[start of Information supplied]
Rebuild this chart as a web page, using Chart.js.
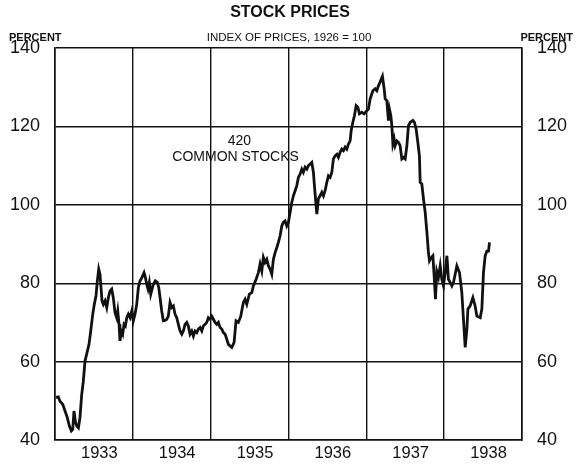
<!DOCTYPE html>
<html>
<head>
<meta charset="utf-8">
<script src="https://cdn.jsdelivr.net/npm/chart.js@4"></script>
<style>
  body { margin: 0; background: #fff; }
  #wrap { width: 576px; height: 467px; }
</style>
</head>
<body>
<div id="wrap"><canvas id="chart" width="576" height="467"></canvas></div>
<script>
// Datos (fecha en año decimal, índice 1926 = 100)
const fechas = [
  1933.013, 1933.042, 1933.064, 1933.099, 1933.129, 1933.158, 1933.184, 1933.210, 1933.228, 1933.244,
  1933.261, 1933.279, 1933.301, 1933.321, 1933.343, 1933.364, 1933.386, 1933.407, 1933.437, 1933.459,
  1933.485, 1933.505, 1933.527, 1933.544, 1933.562, 1933.578, 1933.591, 1933.604, 1933.621, 1933.643,
  1933.665, 1933.685, 1933.707, 1933.729, 1933.749, 1933.771, 1933.793, 1933.806, 1933.823, 1933.835,
  1933.852, 1933.870, 1933.887, 1933.904, 1933.922, 1933.942, 1933.964, 1933.986, 1934.006, 1934.028,
  1934.050, 1934.071, 1934.093, 1934.118, 1934.144, 1934.161, 1934.179, 1934.195, 1934.212, 1934.230,
  1934.247, 1934.263, 1934.289, 1934.315, 1934.333, 1934.350, 1934.371, 1934.392, 1934.414, 1934.436,
  1934.456, 1934.478, 1934.500, 1934.521, 1934.542, 1934.564, 1934.585, 1934.607, 1934.629, 1934.649,
  1934.671, 1934.693, 1934.713, 1934.735, 1934.757, 1934.778, 1934.799, 1934.821, 1934.842, 1934.864,
  1934.886, 1934.906, 1934.928, 1934.950, 1934.970, 1934.992, 1935.014, 1935.035, 1935.057, 1935.078,
  1935.099, 1935.121, 1935.143, 1935.163, 1935.185, 1935.207, 1935.228, 1935.271, 1935.301, 1935.326,
  1935.356, 1935.387, 1935.420, 1935.442, 1935.464, 1935.497, 1935.528, 1935.549, 1935.584, 1935.613,
  1935.635, 1935.657, 1935.677, 1935.699, 1935.721, 1935.742, 1935.763, 1935.785, 1935.806, 1935.828,
  1935.850, 1935.870, 1935.892, 1935.914, 1935.934, 1935.956, 1935.978, 1935.999, 1936.021, 1936.042,
  1936.063, 1936.085, 1936.107, 1936.127, 1936.149, 1936.171, 1936.191, 1936.213, 1936.235, 1936.256,
  1936.278, 1936.299, 1936.320, 1936.333, 1936.351, 1936.364, 1936.384, 1936.406, 1936.428, 1936.449,
  1936.470, 1936.492, 1936.513, 1936.535, 1936.557, 1936.577, 1936.599, 1936.621, 1936.641, 1936.663,
  1936.685, 1936.706, 1936.728, 1936.749, 1936.770, 1936.792, 1936.805, 1936.826, 1936.847, 1936.869,
  1936.891, 1936.911, 1936.942, 1936.972, 1937.006, 1937.027, 1937.049, 1937.084, 1937.113, 1937.135,
  1937.156, 1937.177, 1937.207, 1937.229, 1937.242, 1937.263, 1937.284, 1937.297, 1937.315, 1937.328,
  1937.341, 1937.357, 1937.370, 1937.392, 1937.413, 1937.434, 1937.456, 1937.477, 1937.499, 1937.521,
  1937.541, 1937.563, 1937.598, 1937.618, 1937.640, 1937.662, 1937.682, 1937.692, 1937.713, 1937.734,
  1937.756, 1937.778, 1937.798, 1937.811, 1937.833, 1937.855, 1937.871, 1937.888, 1937.906, 1937.927,
  1937.949, 1937.970, 1937.991, 1938.013, 1938.035, 1938.055, 1938.077, 1938.099, 1938.120, 1938.163,
  1938.197, 1938.227, 1938.248, 1938.270, 1938.292, 1938.305, 1938.334, 1938.369, 1938.398, 1938.420,
  1938.463, 1938.484, 1938.505, 1938.527, 1938.549, 1938.570, 1938.582
];
const indice = [
  50.9, 51.0, 49.9, 49.1, 47.4, 45.7, 43.6, 42.3, 42.7, 47.4,
  44.8, 43.6, 43.1, 45.7, 51.6, 55.0, 60.2, 61.9, 64.4, 67.8,
  72.1, 74.6, 76.8, 80.6, 83.6, 82.3, 78.9, 75.5, 74.6, 75.5,
  73.8, 76.3, 78.0, 78.5, 76.3, 72.5, 71.2, 72.9, 69.5, 65.3,
  67.8, 67.0, 69.5, 69.1, 71.2, 72.1, 71.2, 72.9, 70.4, 72.1,
  74.6, 78.9, 80.6, 81.5, 82.7, 81.5, 79.7, 78.5, 80.2, 77.2,
  78.5, 79.7, 80.6, 80.2, 78.9, 76.3, 72.9, 70.4, 70.5, 70.8,
  71.6, 75.1, 73.8, 74.2, 72.1, 71.2, 69.5, 67.8, 67.0, 67.8,
  69.5, 70.0, 69.1, 67.0, 67.8, 66.5, 67.8, 67.4, 68.3, 68.7,
  67.8, 69.1, 69.5, 70.0, 71.2, 70.8, 71.6, 70.8, 70.0, 69.5,
  70.0, 68.7, 68.3, 67.4, 67.0, 65.7, 64.4, 63.6, 64.9, 70.4,
  70.0, 71.6, 75.1, 75.9, 74.6, 77.2, 77.6, 79.3, 81.0, 82.7,
  84.9, 83.1, 86.6, 85.3, 86.1, 84.4, 83.6, 82.3, 86.1, 87.8,
  89.1, 90.4, 92.1, 94.6, 95.5, 95.9, 94.6, 95.5, 98.1, 100.6,
  102.3, 103.6, 104.9, 107.0, 107.8, 109.1, 108.3, 109.6, 109.1, 110.0,
  110.4, 110.8, 108.3, 104.9, 100.6, 97.6, 101.5, 102.3, 103.2, 102.3,
  103.6, 105.7, 107.4, 107.0, 108.3, 111.7, 112.5, 112.9, 112.1, 113.4,
  114.2, 113.8, 114.7, 114.2, 115.5, 116.3, 118.9, 121.0, 122.7, 125.3,
  124.9, 123.2, 123.6, 123.2, 124.0, 124.4, 127.0, 129.1, 129.6, 129.1,
  130.4, 131.3, 132.8, 129.6, 127.0, 126.6, 121.5, 124.4, 122.7, 120.2,
  115.5, 116.8, 115.1, 116.3, 115.9, 115.1, 111.7, 112.1, 111.7, 115.1,
  120.2, 121.0, 121.5, 121.0, 119.3, 115.9, 112.5, 105.7, 105.3, 101.5,
  98.1, 93.0, 87.8, 85.7, 86.5, 87.0, 81.9, 75.9, 83.0, 81.5,
  84.4, 81.0, 79.3, 82.7, 87.0, 81.0, 80.2, 79.3, 80.2, 84.4,
  82.7, 77.6, 70.8, 63.6, 68.3, 73.4, 74.2, 76.3, 74.2, 71.6,
  71.2, 73.4, 82.7, 87.0, 88.2, 88.2, 90.4
];
const limitesAnios = [1933, 1934, 1935, 1936, 1937, 1938, 1939];
const etiquetasAnios = ['1933', '1934', '1935', '1936', '1937', '1938'];
const ticksY = [40, 60, 80, 100, 120, 140];

const NEGRO = '#111';
const FUENTE = "'Liberation Sans', Arial, sans-serif";

// Textos fijos del gráfico (títulos, PERCENT y la leyenda de la curva)
const textosPlugin = {
    id: 'textos',
    afterDraw(chart) {
        const ctx = chart.ctx;
        const { x, y } = chart.scales;
        ctx.save();
        ctx.fillStyle = NEGRO;
        ctx.textBaseline = 'middle';
        ctx.textAlign = 'center';
        ctx.font = `bold 16px ${FUENTE}`;
        ctx.fillText('STOCK PRICES', 290, 13);
        ctx.font = `11.5px ${FUENTE}`;
        ctx.fillText('INDEX OF PRICES, 1926 = 100', 289, 38);
        ctx.font = `bold 11px ${FUENTE}`;
        ctx.textAlign = 'left';
        ctx.fillText('PERCENT', 9, 38);
        ctx.textAlign = 'right';
        ctx.fillText('PERCENT', 573, 38);
        // Etiqueta de la serie
        ctx.textAlign = 'center';
        ctx.font = `14px ${FUENTE}`;
        ctx.fillText('420', x.getPixelForValue(1935.37), y.getPixelForValue(116.2));
        ctx.fillText('COMMON STOCKS', x.getPixelForValue(1935.32), y.getPixelForValue(112.1));
        ctx.restore();
    }
};

new Chart(document.getElementById('chart'), {
    type: 'line',
    data: {
        datasets: [{
            label: '420 Common Stocks',
            data: fechas.map((f, i) => ({ x: f, y: indice[i] })),
            borderColor: NEGRO,
            borderWidth: 2.8,
            pointRadius: 0,
            tension: 0,
            xAxisID: 'x',
            yAxisID: 'y'
        }]
    },
    options: {
        responsive: false,
        animation: false,
        layout: { padding: { top: 48, left: 0, right: 0, bottom: 0 } },
        plugins: {
            legend: { display: false },
            tooltip: { enabled: false }
        },
        scales: {
            x: {
                type: 'linear',
                position: 'bottom',
                min: 1933, max: 1939,
                afterBuildTicks: s => { s.ticks = limitesAnios.map(v => ({ value: v })); },
                grid: { color: NEGRO, lineWidth: 1.4, drawTicks: false },
                border: { color: NEGRO, width: 1.6 },
                ticks: { display: false },
                afterFit: s => { s.height = 0; }
            },
            xAnios: {
                type: 'linear',
                position: 'bottom',
                min: 1933, max: 1939,
                // las etiquetas del original quedan un poco a la derecha del centro del año
                afterBuildTicks: s => { s.ticks = etiquetasAnios.map((e, i) => ({ value: limitesAnios[i] + 0.57 })); },
                grid: { display: false, drawTicks: false },
                border: { display: false },
                ticks: {
                    color: NEGRO,
                    font: { family: FUENTE, size: 16.5 },
                    padding: 4,
                    maxRotation: 0,
                    autoSkip: false,
                    callback: (v, i) => etiquetasAnios[i]
                },
                afterFit: s => { s.height = 27; }
            },
            y: {
                position: 'left',
                min: 40, max: 140,
                afterBuildTicks: s => { s.ticks = ticksY.map(v => ({ value: v })); },
                grid: { color: NEGRO, lineWidth: 1.4, drawTicks: false },
                border: { color: NEGRO, width: 1.6 },
                ticks: { color: NEGRO, font: { family: FUENTE, size: 18 }, padding: 15 },
                afterFit: s => { s.width = 55; }
            },
            y2: {
                position: 'right',
                min: 40, max: 140,
                afterBuildTicks: s => { s.ticks = ticksY.map(v => ({ value: v })); },
                grid: { display: false, drawTicks: false },
                border: { color: NEGRO, width: 1.6 },
                ticks: { color: NEGRO, font: { family: FUENTE, size: 18 }, padding: 15 },
                afterFit: s => { s.width = 54; }
            }
        }
    },
    plugins: [textosPlugin]
});
</script>
</body>
</html>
[end of Information supplied]
**Problem to work on:** In the data above, how many lines contain the string "chart"? Answer with the number only.

**Exercise response:** 7